Do mesmo modo, para colocar os passos seguintes em movimento, devemos planejar o nosso dia (passo 2), estabeleça os seus valores, e use o seu tempo prioritariamente para eles (passo 3) e evite as “listas do que fazer”, do inglês, to do lists, pois o ponto aqui não é se estressar para completar diariamente as suas tarefas, deveres ou obrigação, mas fazer aquilo que você se colocou a fazer, de maneira continua, sem se distrair ou procrastinar (passo 4).
Em outras palavras, o modelo de recompensa e punição das listas do que fazer vai dando espaço para um modo mais humano de lidar com os desconfortos da vida (Ver o “Pacto de Odisseu”).
Recompensa, punição e desconforto
Por fim, é importante lembrar que as pesquisas mais recentes da neurociência tem colocado em cheque a teoria utilitarista moderna do filósofo inglês, Jeremy Bentham.

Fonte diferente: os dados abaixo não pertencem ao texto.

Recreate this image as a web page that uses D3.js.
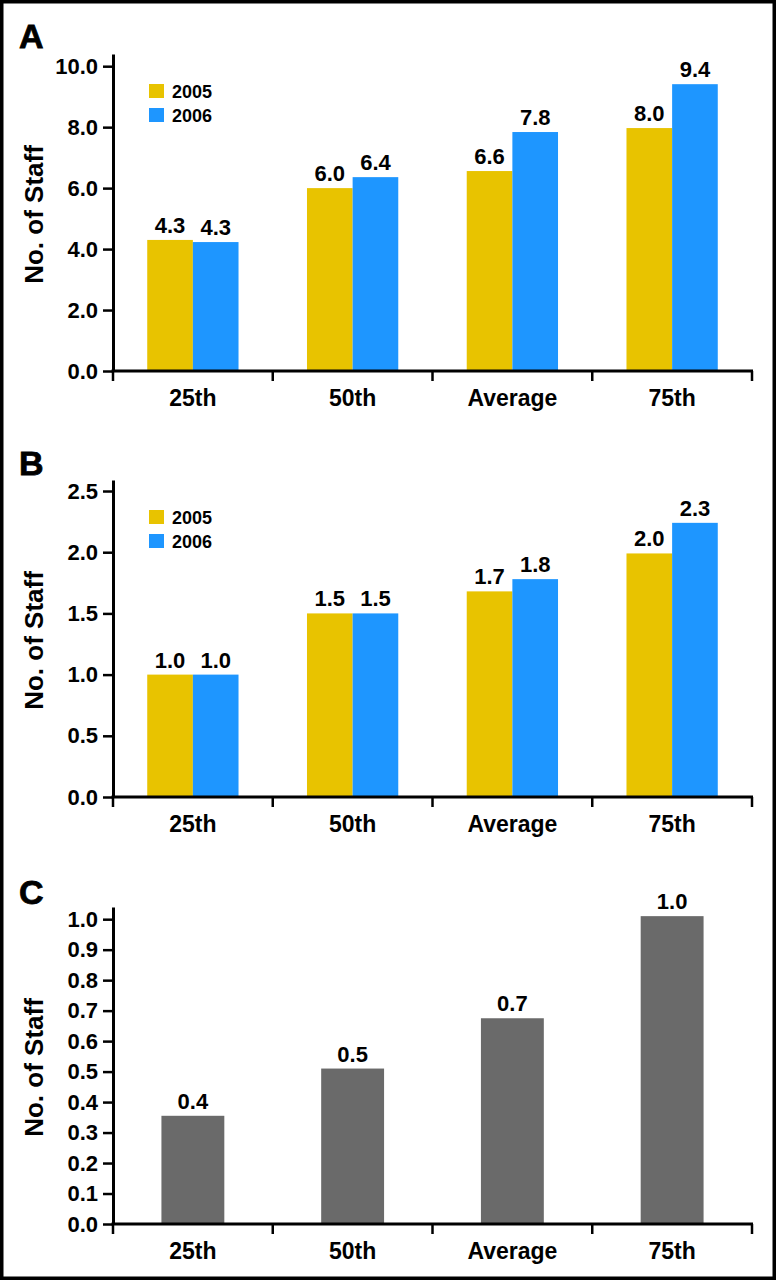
<!DOCTYPE html>
<html>
<head>
<meta charset="utf-8">
<script src="https://cdn.jsdelivr.net/npm/d3@7"></script>
<style>
  body { margin: 0; background: #fff; }
  svg { display: block; font-family: "Liberation Sans", Arial, sans-serif; }
</style>
</head>
<body>
<div class="container"></div>
<script>
// categories and series
var categories = ['25th', '50th', 'Average', '75th'];
var years = ['2005', '2006'];

// panel A (bar heights, printed labels separately)
var a2005 = [4.3, 6.0, 6.56, 7.97];
var a2006 = [4.23, 6.36, 7.84, 9.41];
var a2005Labels = ['4.3', '6.0', '6.6', '8.0'];
var a2006Labels = ['4.3', '6.4', '7.8', '9.4'];
var aTicks = [0, 2, 4, 6, 8, 10];

// panel B
var b2005 = [1.0, 1.5, 1.68, 1.99];
var b2006 = [1.0, 1.5, 1.78, 2.24];
var b2005Labels = ['1.0', '1.5', '1.7', '2.0'];
var b2006Labels = ['1.0', '1.5', '1.8', '2.3'];
var bTicks = [0, 0.5, 1, 1.5, 2, 2.5];

// panel C
var cValues = [0.355, 0.51, 0.675, 1.01];
var cLabels = ['0.4', '0.5', '0.7', '1.0'];
var cTicks = [0, 0.1, 0.2, 0.3, 0.4, 0.5, 0.6, 0.7, 0.8, 0.9, 1.0];

var colors = { '2005': '#e8c300', '2006': '#1e96ff', single: '#6a6a6a' };

var width = 776, height = 1280;
var left = 113, right = 752, plotH = 317;
var tickFont = 22, valueFont = 22, catFont = 23;

var svg = d3.select('.container').append('svg')
    .attr('width', width).attr('height', height);

svg.append('rect')
    .attr('x', 1.75).attr('y', 1.75)
    .attr('width', width - 3.5).attr('height', height - 3.5)
    .attr('fill', 'none').attr('stroke', '#000').attr('stroke-width', 3.5);

var x = d3.scaleBand().domain(categories).range([left, right]).padding(0);

function drawPanel(opts) {
    var top = opts.top, bottom = top + plotH;
    var g = svg.append('g');

    var y = d3.scaleLinear().domain([0, opts.yMax]).range([bottom, top]);

    // panel letter
    g.append('text')
        .attr('x', 19).attr('y', opts.letterY)
        .attr('font-size', 34).attr('font-weight', 'bold')
        .attr('stroke', '#000').attr('stroke-width', 0.8)
        .text(opts.letter);

    // y label
    g.append('text')
        .attr('transform', 'translate(43,' + ((top + bottom) / 2 + 2) + ') rotate(-90)')
        .attr('text-anchor', 'middle')
        .attr('font-size', 26).attr('font-weight', 'bold')
        .text('No. of Staff');

    // bars
    if (opts.series) {
        var x1 = d3.scaleBand().domain(years).range([0, x.bandwidth()])
            .paddingInner(0).paddingOuter(0.75);
        opts.series.forEach(function (s) {
            var bars = g.append('g');
            bars.selectAll('rect')
                .data(s.values)
                .enter()
                .append('rect')
                .attr('x', function (d, i) { return x(categories[i]) + x1(s.year); })
                .attr('y', function (d) { return y(d); })
                .attr('width', x1.bandwidth())
                .attr('height', function (d) { return bottom - y(d); })
                .attr('fill', colors[s.year]);
            bars.selectAll('text')
                .data(s.values)
                .enter()
                .append('text')
                .attr('x', function (d, i) { return x(categories[i]) + x1(s.year) + x1.bandwidth() / 2; })
                .attr('y', function (d) { return y(d) - 7; })
                .attr('text-anchor', 'middle')
                .attr('font-size', valueFont).attr('font-weight', 'bold')
                .text(function (d, i) { return s.labels[i]; });
        });

        // legend
        var legend = g.append('g');
        years.forEach(function (yr, i) {
            legend.append('rect')
                .attr('x', 149).attr('y', top + 30 + i * 24)
                .attr('width', 15).attr('height', 14)
                .attr('fill', colors[yr]);
            legend.append('text')
                .attr('x', 172).attr('y', top + 44 + i * 24)
                .attr('font-size', 18).attr('font-weight', 'bold')
                .text(yr);
        });
    } else {
        var xs = d3.scaleBand().domain(['v']).range([0, x.bandwidth()])
            .paddingInner(0).paddingOuter(0.77);
        g.selectAll('rect.bar')
            .data(opts.values)
            .enter()
            .append('rect')
            .attr('class', 'bar')
            .attr('x', function (d, i) { return x(categories[i]) + xs('v'); })
            .attr('y', function (d) { return y(d); })
            .attr('width', xs.bandwidth())
            .attr('height', function (d) { return bottom - y(d); })
            .attr('fill', colors.single);
        g.selectAll('text.val')
            .data(opts.values)
            .enter()
            .append('text')
            .attr('class', 'val')
            .attr('x', function (d, i) { return x(categories[i]) + x.bandwidth() / 2; })
            .attr('y', function (d) { return y(d) - 7; })
            .attr('text-anchor', 'middle')
            .attr('font-size', valueFont).attr('font-weight', 'bold')
            .text(function (d, i) { return opts.labels[i]; });
    }

    // y axis
    var yAxis = g.append('g')
        .attr('transform', 'translate(' + left + ',0)')
        .call(d3.axisLeft(y).tickValues(opts.ticks).tickSize(10).tickSizeOuter(0)
            .tickPadding(5).tickFormat(d3.format('.1f')));
    yAxis.select('.domain').attr('stroke-width', 3);
    yAxis.selectAll('.tick line').attr('stroke-width', 2.5);
    yAxis.selectAll('.tick text')
        .attr('font-size', tickFont).attr('font-weight', 'bold')
        .attr('font-family', '"Liberation Sans", Arial, sans-serif')
        .attr('fill', '#000');

    // x axis
    g.append('line')
        .attr('x1', left - 1.5).attr('x2', right + 1)
        .attr('y1', bottom).attr('y2', bottom)
        .attr('stroke', '#000').attr('stroke-width', 3);
    var bounds = categories.map(function (c) { return x(c); }).concat([x.range()[1]]);
    g.selectAll('line.xtick')
        .data(bounds)
        .enter()
        .append('line')
        .attr('class', 'xtick')
        .attr('x1', function (d) { return d; }).attr('x2', function (d) { return d; })
        .attr('y1', bottom).attr('y2', bottom + 10)
        .attr('stroke', '#000').attr('stroke-width', 2.5);
    g.selectAll('text.xlab')
        .data(categories)
        .enter()
        .append('text')
        .attr('class', 'xlab')
        .attr('x', function (d) { return x(d) + x.bandwidth() / 2; })
        .attr('y', bottom + 35)
        .attr('text-anchor', 'middle')
        .attr('font-size', catFont).attr('font-weight', 'bold')
        .text(function (d) { return d; });
}

drawPanel({
    letter: 'A', letterY: 48, top: 54, yMax: 10.4, ticks: aTicks,
    series: [
        { year: '2005', values: a2005, labels: a2005Labels },
        { year: '2006', values: a2006, labels: a2006Labels }
    ]
});

drawPanel({
    letter: 'B', letterY: 475, top: 480, yMax: 2.59, ticks: bTicks,
    series: [
        { year: '2005', values: b2005, labels: b2005Labels },
        { year: '2006', values: b2006, labels: b2006Labels }
    ]
});

drawPanel({
    letter: 'C', letterY: 904, top: 907, yMax: 1.04, ticks: cTicks,
    values: cValues, labels: cLabels
});
</script>
</body>
</html>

Basicamente, Bentham é o pai da abordagem psicológica conhecida como “recompensa e punição” ou, metaforicamente falando, “cenouras e vara”, do inglês carrots and stick.
De acordo com o psicólogo cognitivo canadense, Daniel Pinker, a teoria utilitarista serviu/serve para a sociedade industrial. Diria, ela serviu/serve para as sociedades das duas primeiras Revoluções Industriais, pautadas, respectivamente, nas invenções do motor à vapor e da eletricidade. O foco era na construção da infra-estrutura da sociedade moderna. Já em relação as terceira e quarta Revoluções Industriais, pautadas respectivamente no transistor e na Web 2.0, a teoria utilitarista não funciona bem. Isso porque essas duas últimas revoluções funcionam com base na economia criativa.
E, para as pessoas que usam frequentemente a sua criatividade, estar motivado por causa de recompensa ou punição é menos comum do que a motivação para escapar de um desconforto psíquico sobre uma situação. Assim, para escapar de um desconforto, muitas vezes nos tornamos “distraíveis”. Ao encararmos, com honestidade e coragem, os nossos desconfortos psíquicos, os hábitos viciosos paradigmáticos e os fatores externos, podemos nos tornar “indistraíveis”.